Man hat damals die Bezeichnung "Verfassung" vermieden, weil man der Auffassung war, dass eine sich "Verfassung" nennende Verfassung für das gesamte Staatsgebiet zu gelten habe. Es war aber nun mal in der Nachkriegszeit in Deutschland nicht möglich gewesen, eine Verfassung für ganz Deutschland zu schaffen. Vielleicht hat der eine oder andere schon mal etwas vom kalten Krieg gehört. Aber wenn das Grundgesetz keine Verfassung sein sollte, wieso hat sich das Deutsche Volk dieses Grundgesetz kraft seiner verfassungsgebenden Gewalt gegeben? Man wusste also von Anfang an, das Grundgesetz ist eine Verfassung, nur aus innerstaatlichen Gründen durfte sie nicht so heißen. Den Alliierten war das wohl egal. Sie haben die Ministerpräsidenten beauftragt, eine Verfassung für den Bereich der westlichen Besatzungszonen auszuarbeiten. Von Grundgesetz haben die Alliierten nichts gesagt.Nirgends im GG wird dieses als Verfassung bezeichnet. Schon in der Präambel steht:
Zitat
von dem Willen beseelt, als gleichberechtigtes Glied in einem vereinten Europa dem Frieden der Welt zu dienen, hat sich das Deutsche Volk kraft seiner verfassungsgebenden Gewalt dieses Grundgesetz gegeben.

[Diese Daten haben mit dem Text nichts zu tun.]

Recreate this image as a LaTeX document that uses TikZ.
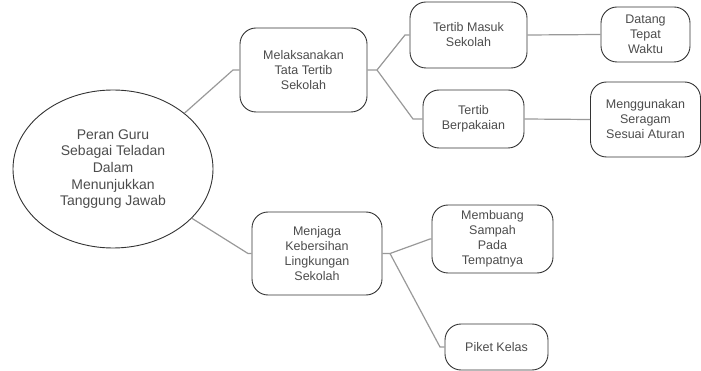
\documentclass[tikz,border=0pt]{standalone}
\usepackage{fontspec}
\setmainfont{Liberation Sans}
\usetikzlibrary{shapes.geometric}

\begin{document}
\begin{tikzpicture}[x=1pt,y=-1pt,
    box/.style={draw=black!80,line width=0.9pt,rounded corners=16pt,align=center,
        text=black!70,font=\fontsize{12.5}{15}\selectfont,inner sep=2pt},
    link/.style={draw=black!40,line width=1.2pt}]
    \useasboundingbox (0,0) rectangle (701,371);

    % main idea
    \node[ellipse,draw=black!80,line width=0.9pt,minimum width=200pt,minimum height=158pt,
        align=center,text=black!70,font=\fontsize{14}{16.6}\selectfont,inner sep=0pt]
        (guru) at (113,169) {Peran Guru\\Sebagai Teladan\\Dalam\\Menunjukkan\\Tanggung Jawab};

    % branches
    \node[box,minimum width=127pt,minimum height=84pt] (tata) at (303.5,70) {Melaksanakan\\Tata Tertib\\Sekolah};
    \node[box,minimum width=130pt,minimum height=83pt] (bersih) at (317,253.5) {Menjaga\\Kebersihan\\Lingkungan\\Sekolah};

    \node[box,minimum width=117pt,minimum height=66pt] (masuk) at (468.5,35) {Tertib Masuk\\Sekolah};
    \node[box,minimum width=101pt,minimum height=58pt] (pakai) at (473.5,119) {Tertib\\Berpakaian};
    \node[box,minimum width=89pt,minimum height=55pt] (datang) at (645.5,34.5) {Datang\\Tepat\\Waktu};
    \node[box,minimum width=110pt,minimum height=75pt] (seragam) at (645.5,119.5) {Menggunakan\\Seragam\\Sesuai Aturan};
    \node[box,minimum width=121pt,minimum height=68pt] (buang) at (492.5,239) {Membuang\\Sampah\\Pada\\Tempatnya};
    \node[box,minimum width=103pt,minimum height=46pt] (piket) at (496.5,347) {Piket Kelas};

    % connectors
    \coordinate (jtata) at (233,70);
    \coordinate (jbersih) at (248,253.5);
    \coordinate (ktata) at (377,70);
    \coordinate (kbersih) at (390,253.5);

    \draw[link] (guru.38) -- (jtata) -- (tata.west);
    \draw[link] (guru.-32) -- (jbersih) -- (bersih.west);
    \draw[link] (tata.east) -- (ktata) -- (405,35) -- (masuk.west);
    \draw[link] (ktata) -- (413,119) -- (pakai.west);
    \draw[link] (bersih.east) -- (kbersih) -- (430,239) -- (buang.west);
    \draw[link] (kbersih) -- (440,347) -- (piket.west);
    \foreach \from/\to in {masuk/datang, pakai/seragam} {
        \draw[link] (\from.east) -- (\to.west);
    }
\end{tikzpicture}
\end{document}
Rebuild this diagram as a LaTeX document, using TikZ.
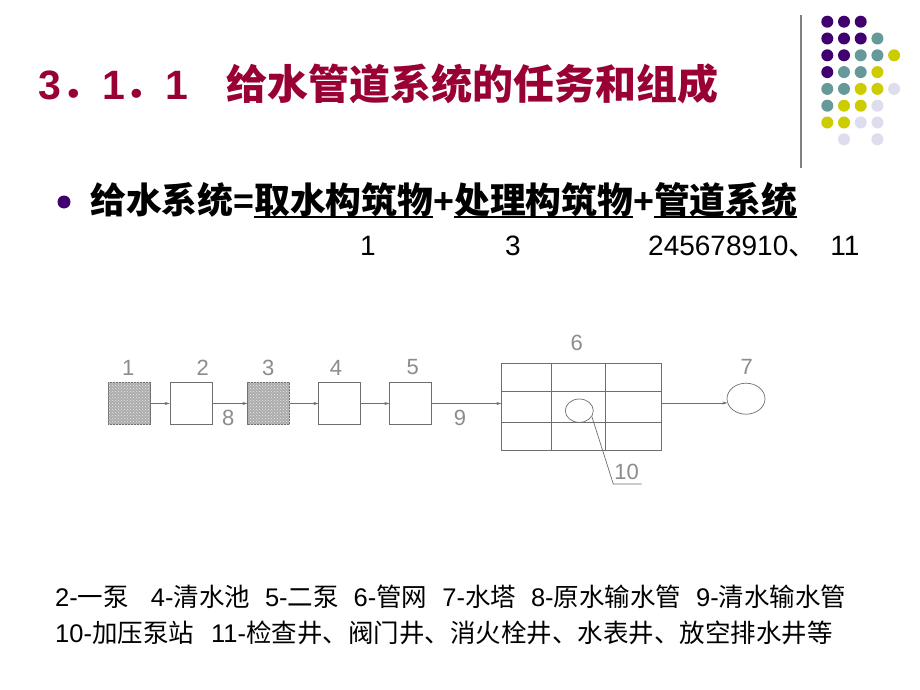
\documentclass[tikz,border=0pt]{standalone}
\usepackage{fontspec}
\setmainfont{Liberation Sans}
\newfontfamily\cjk{Noto Sans CJK SC}
\usetikzlibrary{arrows.meta,patterns,shapes.geometric}
\definecolor{titlered}{RGB}{153,0,51}
\definecolor{dpurple}{RGB}{64,0,112}
\definecolor{dteal}{RGB}{102,153,153}
\definecolor{dyellow}{RGB}{204,204,0}
\definecolor{dlav}{RGB}{221,221,238}
\definecolor{cadline}{RGB}{110,110,110}
\definecolor{cadtext}{RGB}{140,140,140}
\definecolor{cadfill}{RGB}{172,172,172}
\newcommand\myul[1]{\setbox0\hbox{#1}\rlap{\rule[-4.5pt]{\wd0}{1.6pt}}\box0}
\tikzset{
  cadbox/.style={draw=cadline, line width=0.7pt, minimum width=42pt, minimum height=42.5pt, inner sep=0},
  cadfilled/.style={cadbox, fill=cadfill, postaction={pattern=crosshatch dots, pattern color=white!85!gray}},
  cadarrow/.style={draw=cadline, line width=0.6pt, -{Stealth[length=5pt,width=3pt]}},
  cadline/.style={draw=cadline, line width=0.7pt},
  cadlabel/.style={text=cadtext, font=\fontsize{22}{24}\selectfont, inner sep=0},
  dot/.style={circle, inner sep=0, minimum size=12pt}
}
\begin{document}
\begin{tikzpicture}[x=1pt,y=-1pt]
\path[use as bounding box, fill=white] (0,0) rectangle (920,690);

% decoration top right
\draw[gray, line width=1.5pt] (801,15) -- (801,168);
\foreach \c/\r/\col in {
 0/0/dpurple,1/0/dpurple,2/0/dpurple,
 0/1/dpurple,1/1/dpurple,2/1/dpurple,3/1/dteal,
 0/2/dpurple,1/2/dpurple,2/2/dteal,3/2/dteal,4/2/dyellow,
 0/3/dpurple,1/3/dteal,2/3/dteal,3/3/dyellow,
 0/4/dteal,1/4/dteal,2/4/dyellow,3/4/dyellow,4/4/dlav,
 0/5/dteal,1/5/dyellow,2/5/dyellow,3/5/dlav,
 0/6/dyellow,1/6/dyellow,2/6/dlav,3/6/dlav,
 1/7/dlav,3/7/dlav}
 \fill[\col] (827.3+16.7*\c, 21.7+16.8*\r) circle (6pt);

% title
\node[anchor=base west, inner sep=0, text=titlered, font=\fontsize{41}{45}\selectfont\bfseries] (title) at (38,100)
  {3{\cjk ．}1{\cjk ．}1\hspace{38pt}{\cjk 给水管道系统的任务和组成}};

% bullet line
\node[dot, fill=dpurple, minimum size=13pt] (bullet) at (64,202) {};
\node[anchor=base west, inner sep=0, font=\fontsize{35.8}{40}\selectfont\bfseries] (eq) at (90,213)
  {{\cjk 给水系统}=\myul{\cjk 取水构筑物}+\myul{\cjk 处理构筑物}+\myul{\cjk 管道系统}};

% numbers
\node[anchor=base, inner sep=0, font=\fontsize{28}{30}\selectfont] (n1) at (368,255) {1};
\node[anchor=base, inner sep=0, font=\fontsize{28}{30}\selectfont] (n3) at (513,255) {3};
\node[anchor=base west, inner sep=0, font=\fontsize{28}{30}\selectfont] (nrest) at (648,255) {245678910{\cjk 、}\hspace{14pt}11};

% flow diagram
\node[cadfilled] (b1) at (129,403.5) {};
\node[cadbox] (b2) at (191,403.5) {};
\node[cadfilled] (b3) at (268.8,403.5) {};
\node[cadbox] (b4) at (339.8,403.5) {};
\node[cadbox] (b5) at (410.8,403.5) {};
\node[cadbox, minimum width=160pt, minimum height=86.7pt] (grid) at (581.7,406.7) {};
\draw[cadline] (551.7,363.3) -- (551.7,450);
\draw[cadline] (605,363.3) -- (605,450);
\draw[cadline] (501.7,391.7) -- (661.7,391.7);
\draw[cadline] (501.7,422.3) -- (661.7,422.3);
\node[draw=cadline, line width=0.7pt, ellipse, minimum width=28pt, minimum height=23.4pt, inner sep=0] (p10) at (579.3,410.7) {};
\node[draw=cadline, line width=0.7pt, ellipse, minimum width=38pt, minimum height=31pt, inner sep=0] (tower) at (746,398.7) {};

\draw[cadarrow] (b1.east) -- (b2.west);
\draw[cadarrow] (b2.east) -- (b3.west);
\draw[cadarrow] (b3.east) -- (b4.west);
\draw[cadarrow] (b4.east) -- (b5.west);
\draw[cadarrow] (b5.east) -- (b5.east -| grid.west);
\draw[cadarrow] (grid.east |- tower.193) -- (tower.193);

\coordinate (k1) at (613.3,484);
\coordinate (k2) at (641.7,484);
\draw[cadline] (p10.-25) -- (k1) -- (k2);

\node[cadlabel] (l1) at (128.3,368.3) {1};
\node[cadlabel] (l2) at (202.7,368) {2};
\node[cadlabel] (l3) at (268.3,368) {3};
\node[cadlabel] (l4) at (336,368) {4};
\node[cadlabel] (l5) at (412.7,366.7) {5};
\node[cadlabel] (l8) at (228.3,418.3) {8};
\node[cadlabel] (l9) at (460,418.3) {9};
\node[cadlabel] (l6) at (576.7,343.3) {6};
\node[cadlabel] (l7) at (746.7,366.7) {7};
\node[cadlabel] (l10) at (626.7,471.7) {10};

% legend
\node[anchor=base west, inner sep=0, font=\fontsize{25.5}{28}\selectfont] (leg1) at (55,606)
  {2-{\cjk 一泵}\hspace{22pt}4-{\cjk 清水池}\hspace{15pt}5-{\cjk 二泵}\hspace{15pt}6-{\cjk 管网}\hspace{15pt}7-{\cjk 水塔}\hspace{15pt}8-{\cjk 原水输水管}\hspace{15pt}9-{\cjk 清水输水管}};
\node[anchor=base west, inner sep=0, font=\fontsize{25.5}{28}\selectfont] (leg2) at (55,642)
  {10-{\cjk 加压泵站}\hspace{17pt}11-{\cjk 检查井、阀门井、消火栓井、水表井、放空排水井等}};
\end{tikzpicture}
\end{document}
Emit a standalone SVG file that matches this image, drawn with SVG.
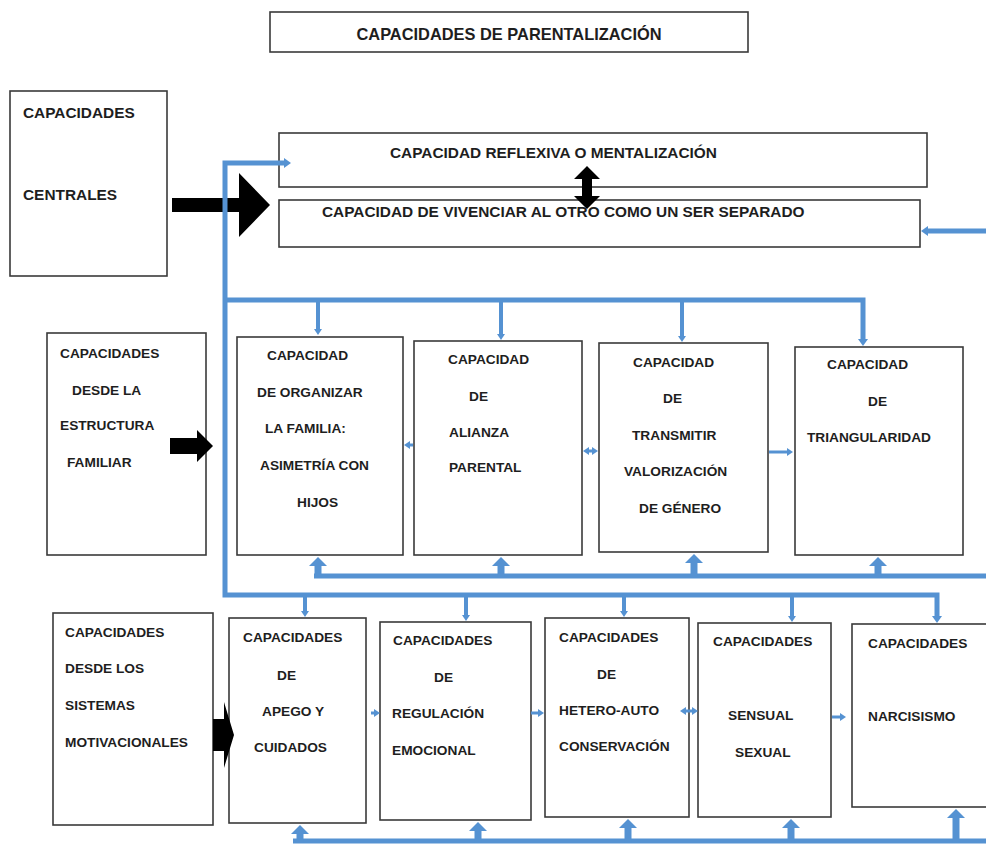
<svg xmlns="http://www.w3.org/2000/svg" width="986" height="845" viewBox="0 0 986 845">
<style>
.box{fill:#fff;stroke:#3a3a3a;stroke-width:1.6}
.t{font-family:"Liberation Sans",Arial,sans-serif;font-weight:bold;font-size:13.7px;fill:#1e1e1e}
.h{font-size:15.4px}
.ttl{font-size:16.4px}
.bus{fill:none;stroke:#5592d2;stroke-width:5;stroke-linejoin:miter}
.br{fill:none;stroke:#5592d2;stroke-width:4}
.up{fill:none;stroke:#5592d2;stroke-width:7}
.sm{fill:none;stroke:#5592d2;stroke-width:3}
.blk{fill:#000}
</style>
<defs>
<marker id="head" markerUnits="userSpaceOnUse" viewBox="0 -10 10 20" markerWidth="10" markerHeight="20" refX="0" refY="0" orient="auto"><path d="M0,-9 L9,0 L0,9 Z" fill="#5592d2"/></marker>
<marker id="ah" markerUnits="userSpaceOnUse" viewBox="0 -6 8 12" markerWidth="8" markerHeight="12" refX="0" refY="0" orient="auto-start-reverse"><path d="M0,-5 L7,0 L0,5 Z" fill="#5592d2"/></marker>
<marker id="as" markerUnits="userSpaceOnUse" viewBox="0 -5 6 10" markerWidth="6" markerHeight="10" refX="0" refY="0" orient="auto-start-reverse"><path d="M0,-4 L6,0 L0,4 Z" fill="#5592d2"/></marker>
</defs>

<g id="title"><rect class="box" x="270" y="12" width="478" height="40"/><text class="t ttl" x="509" y="40" text-anchor="middle">CAPACIDADES DE PARENTALIZACIÓN</text></g>

<g id="centrales"><rect class="box" x="10" y="91" width="157" height="185"/><text class="t h" x="23" y="118">CAPACIDADES</text><text class="t h" x="23" y="200">CENTRALES</text></g>

<g id="reflexiva"><rect class="box" x="279" y="133" width="648" height="54"/><text class="t h" x="390" y="158">CAPACIDAD REFLEXIVA O MENTALIZACIÓN</text></g>

<g id="vivenciar"><rect class="box" x="279" y="200" width="641" height="47"/><text class="t h" x="322" y="217">CAPACIDAD DE VIVENCIAR AL OTRO COMO UN SER SEPARADO</text></g>

<g id="estructura"><rect class="box" x="47" y="333" width="159" height="222"/><text class="t" x="60" y="358">CAPACIDADES</text><text class="t" x="72" y="395">DESDE LA</text><text class="t" x="60" y="430">ESTRUCTURA</text><text class="t" x="67" y="467">FAMILIAR</text></g>

<g id="organizar"><rect class="box" x="237" y="337" width="166" height="218"/><text class="t" x="267" y="360">CAPACIDAD</text><text class="t" x="257" y="397">DE ORGANIZAR</text><text class="t" x="265" y="433">LA FAMILIA:</text><text class="t" x="260" y="470">ASIMETRÍA CON</text><text class="t" x="297" y="507">HIJOS</text></g>

<g id="alianza"><rect class="box" x="414" y="341" width="168" height="214"/><text class="t" x="448" y="364">CAPACIDAD</text><text class="t" x="469" y="401">DE</text><text class="t" x="449" y="437">ALIANZA</text><text class="t" x="449" y="472">PARENTAL</text></g>

<g id="transmitir"><rect class="box" x="599" y="343" width="169" height="209"/><text class="t" x="633" y="367">CAPACIDAD</text><text class="t" x="663" y="403">DE</text><text class="t" x="632" y="440">TRANSMITIR</text><text class="t" x="624" y="476">VALORIZACIÓN</text><text class="t" x="639" y="513">DE GÉNERO</text></g>

<g id="triangularidad"><rect class="box" x="795" y="347" width="168" height="208"/><text class="t" x="827" y="369">CAPACIDAD</text><text class="t" x="868" y="406">DE</text><text class="t" x="807" y="442">TRIANGULARIDAD</text></g>

<g id="motivacionales"><rect class="box" x="53" y="613" width="160" height="212"/><text class="t" x="65" y="637">CAPACIDADES</text><text class="t" x="65" y="673">DESDE LOS</text><text class="t" x="65" y="710">SISTEMAS</text><text class="t" x="65" y="747">MOTIVACIONALES</text></g>

<g id="apego"><rect class="box" x="229" y="618" width="137" height="205"/><text class="t" x="243" y="642">CAPACIDADES</text><text class="t" x="277" y="680">DE</text><text class="t" x="262" y="716">APEGO Y</text><text class="t" x="254" y="752">CUIDADOS</text></g>

<g id="regulacion"><rect class="box" x="380" y="622" width="151" height="198"/><text class="t" x="393" y="645">CAPACIDADES</text><text class="t" x="434" y="682">DE</text><text class="t" x="392" y="718">REGULACIÓN</text><text class="t" x="392" y="755">EMOCIONAL</text></g>

<g id="conservacion"><rect class="box" x="545" y="618" width="144" height="199"/><text class="t" x="559" y="642">CAPACIDADES</text><text class="t" x="597" y="679">DE</text><text class="t" x="559" y="715">HETERO-AUTO</text><text class="t" x="559" y="751">CONSERVACIÓN</text></g>

<g id="sensual"><rect class="box" x="698" y="623" width="133" height="194"/><text class="t" x="713" y="646">CAPACIDADES</text><text class="t" x="728" y="720">SENSUAL</text><text class="t" x="735" y="757">SEXUAL</text></g>

<g id="narcisismo"><rect class="box" x="852" y="624" width="140" height="183"/><text class="t" x="868" y="648">CAPACIDADES</text><text class="t" x="868" y="721">NARCISISMO</text></g>

<g id="connectors">
<!-- black arrows -->
<path class="blk" d="M172,198 H239 V173 L270,205 L239,237 V212 H172 Z"/>
<path class="blk" d="M170,438 H197 V430 L213,446 L197,462 V454 H170 Z"/>
<path class="blk" d="M213,719 H224 V702 L234,735 L224,768 V751 H213 Z"/>
<path class="blk" d="M587,166 L600,179 H592 V196 H600 L587,209 L574,196 H582 V179 H574 Z"/>
<!-- main blue loop -->
<polyline class="bus" marker-start="url(#ah)" marker-end="url(#ah)" points="284,163 225,163 225,595 937,595 937,616"/>
<line class="bus" x1="986" y1="231" x2="928" y2="231" marker-end="url(#ah)"/>
<!-- row 2 top bus -->
<polyline class="bus" marker-end="url(#ah)" points="225,300 863,300 863,339"/>
<line class="br" x1="318" y1="300" x2="318" y2="329" marker-end="url(#as)"/>
<line class="br" x1="501" y1="300" x2="501" y2="334" marker-end="url(#as)"/>
<line class="br" x1="682" y1="300" x2="682" y2="336" marker-end="url(#as)"/>
<!-- row 3 branches -->
<line class="br" x1="305" y1="595" x2="305" y2="611" marker-end="url(#as)"/>
<line class="br" x1="466" y1="595" x2="466" y2="615" marker-end="url(#as)"/>
<line class="br" x1="624" y1="595" x2="624" y2="611" marker-end="url(#as)"/>
<line class="br" x1="792" y1="595" x2="792" y2="616" marker-end="url(#as)"/>
<!-- row 2 bottom bus -->
<line class="bus" x1="314" y1="576" x2="986" y2="576"/>
<line class="up" x1="318" y1="578" x2="318" y2="566" marker-end="url(#head)"/>
<line class="up" x1="501" y1="578" x2="501" y2="566" marker-end="url(#head)"/>
<line class="up" x1="694" y1="578" x2="694" y2="563" marker-end="url(#head)"/>
<line class="up" x1="878" y1="578" x2="878" y2="566" marker-end="url(#head)"/>
<!-- row 3 bottom bus -->
<line class="bus" x1="293" y1="841" x2="986" y2="841"/>
<line class="up" x1="300" y1="843" x2="300" y2="834" marker-end="url(#head)"/>
<line class="up" x1="478" y1="843" x2="478" y2="831" marker-end="url(#head)"/>
<line class="up" x1="628" y1="843" x2="628" y2="828" marker-end="url(#head)"/>
<line class="up" x1="791" y1="843" x2="791" y2="828" marker-end="url(#head)"/>
<line class="up" x1="956" y1="843" x2="956" y2="818" marker-end="url(#head)"/>
<!-- small links between boxes, row 2 -->
<line class="sm" x1="413" y1="445" x2="410" y2="445" marker-end="url(#as)"/>
<line class="sm" x1="589" y1="451" x2="592" y2="451" marker-start="url(#as)" marker-end="url(#as)"/>
<line class="sm" x1="769" y1="452" x2="787" y2="452" marker-end="url(#as)"/>
<!-- small links between boxes, row 3 -->
<line class="sm" x1="371" y1="713" x2="374" y2="713" marker-end="url(#as)"/>
<line class="sm" x1="531" y1="713" x2="538" y2="713" marker-end="url(#as)"/>
<line class="sm" x1="686" y1="711" x2="692" y2="711" marker-start="url(#as)" marker-end="url(#as)"/>
<line class="sm" x1="832" y1="717" x2="840" y2="717" marker-end="url(#as)"/>
</g>
</svg>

Dieses Provisorium war für ein paar Jahre gedacht gewesen. Niemand ist auf die Idee gekommen, dass es bis zur deutschen Einheit noch 41 Jahre dauern könnte. Und das Provisorium von 1949 war schon wenige Jahre später kein Provisorium mehr, sondern eine funktionierende Verfassung.
Einer Verfassung ist es übrigens egal, ob das Volk über sie abstimmt, oder ob sie nur vom Parlament mit qualifizierter Mehrheit beschlossen wird. Eine Verfassung kann auch von einem Diktator ganz allein erlassen werden.
Das Grundgesetz wurde vom Parlamentarischen Rat beschlossen und anschließend von den demokratisch gewählten Länderparlamenten angenommen. Es ist somit ebenso legitimiert, wie dreißig Jahre vorher die Weimarer Verfassung.